All’interno della scuola la ricaduta positiva c’è stata anche nel rapporto tra colleghi. Questo lavorare insieme su una tematica che si conosceva marginalmente, questo avere uno scopo comune ha reso un po’ più intimo il nostro rapporto.
Per quanto riguarda i bambini, il fatto di fare questi laboratori dove hanno collaborato in gruppi di classi diverse è servito a creare un clima più unitario tra loro, ma anche a creare più attenzione, ad esempio, verso i telegiornali, soprattutto per quanto riguarda i più grandi. È quello che in fin dei conti noi insegnanti dovremmo fare, che ci spetta come educatori: aprire le menti.
Questa esperienza pensi che sia replicabile e che sia importante farlo?
Penso che sia importantissimo farlo, perché i risultati avuti ci hanno fatto capire che c’è un riscontro e una ricaduta positiva. Diciamo che inizialmente il mio progetto era molto più pretenzioso, perché avevo detto alle colleghe che una volta strutturato bene nella nostra scuola avremmo potuto cercare dei collegamenti in altre scuole sul territorio italiano e quindi creare una piattaforma di incontro, e così via. Naturalmente i tempi sono stati troppo ristretti e non l’abbiamo potuto fare. Ma io ho detto ai miei colleghi che, pur uscendo dalla scuola per andare in pensione, non ne esco totalmente, resto disponibile per riprendere questa esperienza e allargarla.
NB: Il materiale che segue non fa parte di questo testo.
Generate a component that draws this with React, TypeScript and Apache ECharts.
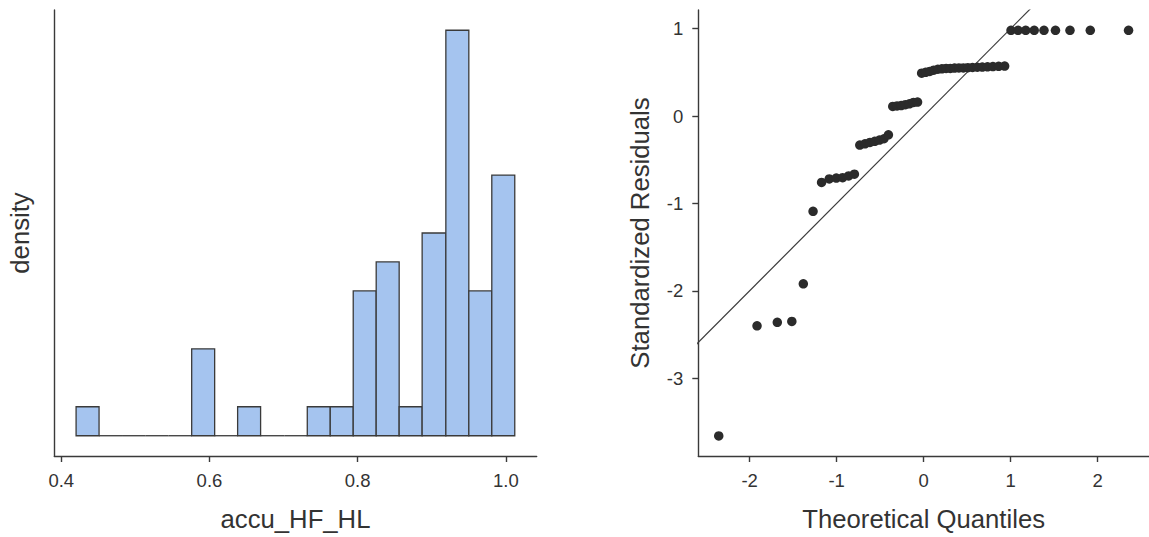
import React, { useEffect, useRef } from "react";
import * as echarts from "echarts";

// Histogram of accu_HF_HL: bin edges and counts per bin
const binEdges = [
  0.420, 0.451, 0.482, 0.514, 0.545, 0.576, 0.607, 0.638, 0.669, 0.701,
  0.732, 0.763, 0.794, 0.825, 0.856, 0.887, 0.919, 0.950, 0.981, 1.012,
];
const binCounts = [1, 0, 0, 0, 0, 3, 0, 1, 0, 0, 1, 1, 5, 6, 1, 7, 14, 5, 9];
const histTicks = [0.4, 0.6, 0.8, 1.0];

// Q-Q plot: theoretical normal quantiles and standardized residuals (n = 54)
const theoreticalQuantiles = [
  -2.355, -1.915, -1.682, -1.515, -1.383, -1.271, -1.173, -1.085, -1.004, -0.931,
  -0.862, -0.796, -0.734, -0.674, -0.617, -0.562, -0.508, -0.456, -0.405, -0.355,
  -0.306, -0.258, -0.210, -0.163, -0.116, -0.070, -0.023, 0.023, 0.070, 0.116,
  0.163, 0.210, 0.258, 0.306, 0.355, 0.405, 0.456, 0.508, 0.562, 0.617,
  0.674, 0.734, 0.796, 0.862, 0.931, 1.004, 1.085, 1.173, 1.271, 1.383,
  1.515, 1.682, 1.915, 2.355,
];
const standardizedResiduals = [
  -3.66, -2.40, -2.36, -2.35, -1.92, -1.09, -0.76, -0.72, -0.71, -0.705,
  -0.685, -0.665, -0.332, -0.318, -0.302, -0.29, -0.275, -0.26, -0.215, 0.11,
  0.115, 0.12, 0.13, 0.14, 0.155, 0.16, 0.49, 0.50, 0.51, 0.525,
  0.535, 0.54, 0.545, 0.545, 0.548, 0.55, 0.55, 0.553, 0.555, 0.558,
  0.56, 0.563, 0.566, 0.568, 0.571, 0.98, 0.98, 0.98, 0.98, 0.98,
  0.98, 0.98, 0.98, 0.98,
];
const qqXTicks = [-2, -1, 0, 1, 2];
const qqYTicks = [-3, -2, -1, 0, 1];
// identity reference line y = x
const referenceLine = [
  [-3, -3],
  [2, 2],
];

const FONT = "'Liberation Sans', Arial, Helvetica, sans-serif";
const INK = "#333333";
const AXIS_LINE = { show: true, onZero: false, lineStyle: { color: "#3a3a3a", width: 1.4 } };
const TITLE_STYLE = { fontSize: 25.7, color: INK, fontFamily: FONT };
const LABEL_STYLE = { fontSize: 18.5, color: INK, fontFamily: FONT };

export default function App() {
  const ref = useRef<HTMLDivElement>(null);

  useEffect(() => {
    if (!ref.current) return;
    const chart = echarts.init(ref.current, null, { renderer: "svg" });

    const bins = binCounts.map((c, i) => [binEdges[i], binEdges[i + 1], c]);
    const points = theoreticalQuantiles.map((q, i) => [q, standardizedResiduals[i]]);

    chart.setOption({
      animation: false,
      textStyle: { fontFamily: FONT },
      grid: [
        { left: 54.3, top: 10, width: 482.4, height: 446 },
        { left: 698.3, top: 10, width: 455.1, height: 446.7 },
      ],
      xAxis: [
        {
          gridIndex: 0,
          type: "value",
          min: 0.3906,
          max: 1.0416,
          name: "accu_HF_HL",
          nameLocation: "middle",
          nameGap: 50,
          nameTextStyle: TITLE_STYLE,
          axisLine: AXIS_LINE,
          axisTick: {
            show: true,
            customValues: histTicks,
            length: 6,
            lineStyle: { color: "#3a3a3a", width: 1.4 },
          },
          axisLabel: {
            customValues: histTicks,
            formatter: (v: number) => v.toFixed(1),
            margin: 15,
            ...LABEL_STYLE,
          },
          splitLine: { show: false },
        },
        {
          gridIndex: 1,
          type: "value",
          min: -2.59,
          max: 2.59,
          name: "Theoretical Quantiles",
          nameLocation: "middle",
          nameGap: 50,
          nameTextStyle: TITLE_STYLE,
          axisLine: AXIS_LINE,
          axisTick: {
            show: true,
            customValues: qqXTicks,
            length: 6,
            lineStyle: { color: "#3a3a3a", width: 1.4 },
          },
          axisLabel: { customValues: qqXTicks, margin: 15, ...LABEL_STYLE },
          splitLine: { show: false },
        },
      ],
      yAxis: [
        {
          gridIndex: 0,
          type: "value",
          min: -0.7,
          max: 14.7,
          name: "density",
          nameLocation: "middle",
          nameGap: 21,
          nameTextStyle: TITLE_STYLE,
          axisLine: AXIS_LINE,
          axisTick: { show: false },
          axisLabel: { show: false },
          splitLine: { show: false },
        },
        {
          gridIndex: 1,
          type: "value",
          min: -3.89,
          max: 1.213,
          name: "Standardized Residuals",
          nameLocation: "middle",
          nameGap: 45,
          nameTextStyle: TITLE_STYLE,
          axisLine: AXIS_LINE,
          axisTick: {
            show: true,
            customValues: qqYTicks,
            length: 6,
            lineStyle: { color: "#3a3a3a", width: 1.4 },
          },
          axisLabel: { customValues: qqYTicks, margin: 15, ...LABEL_STYLE },
          splitLine: { show: false },
        },
      ],
      series: [
        {
          type: "custom",
          xAxisIndex: 0,
          yAxisIndex: 0,
          encode: { x: [0, 1], y: 2 },
          data: bins,
          renderItem: (_params: any, api: any) => {
            const x0 = api.value(0);
            const x1 = api.value(1);
            const c = api.value(2);
            const top = api.coord([x0, c]);
            const base = api.coord([x1, 0]);
            if (c === 0) {
              return {
                type: "line",
                shape: { x1: top[0], y1: base[1], x2: base[0], y2: base[1] },
                style: { stroke: "#3a3a3a", lineWidth: 1.3 },
              };
            }
            return {
              type: "rect",
              shape: {
                x: top[0],
                y: top[1],
                width: base[0] - top[0],
                height: base[1] - top[1],
              },
              style: { fill: "#a5c4ef", stroke: "#3a3a3a", lineWidth: 1.3 },
            };
          },
        },
        {
          type: "line",
          xAxisIndex: 1,
          yAxisIndex: 1,
          data: referenceLine,
          symbol: "none",
          clip: true,
          lineStyle: { color: "#3a3a3a", width: 1.2 },
          z: 1,
        },
        {
          type: "scatter",
          xAxisIndex: 1,
          yAxisIndex: 1,
          data: points,
          symbolSize: 9.5,
          itemStyle: { color: "#2b2b2b", opacity: 1 },
          z: 2,
        },
      ],
    });

    return () => chart.dispose();
  }, []);

  return (
    <div
      ref={ref}
      style={{ position: "fixed", left: 0, top: 0, width: 1149, height: 537, background: "#fff" }}
    />
  );
}
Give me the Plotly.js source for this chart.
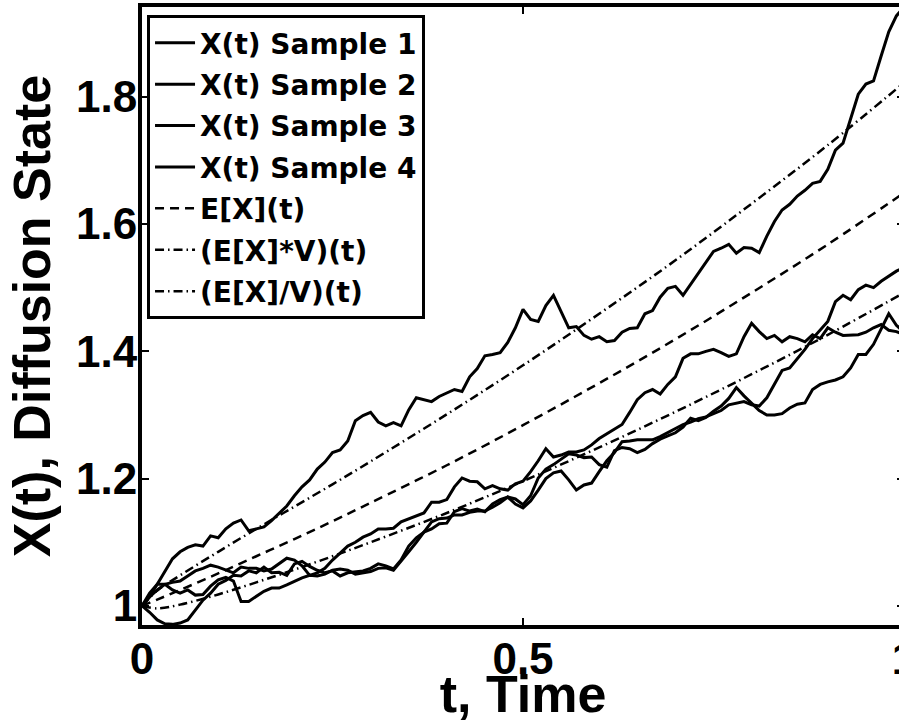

Per fare questo ho avuto una proposta da una collega, cioè entrare nel Mec (Movimento Educativo Cooperativo), sigla a cui si vuole aggiungere “per la Pace”. Da quello che ho capito l’intento è di farsi promulgatori di pace e diffonderla nelle scuole, promuovendo dei percorsi, cercando di sollecitare gli insegnanti, di sensibilizzarli, organizzando sempre di più iniziative come questa. Per cui adesso prenderemo contatto anche con uno dei promotori proprio con questo intento.
Quindi, un seguito sicuramente ci sarà, secondo me. Io almeno voglio portare avanti questa esperienza e penso di trovare terreno fertile nella mia scuola.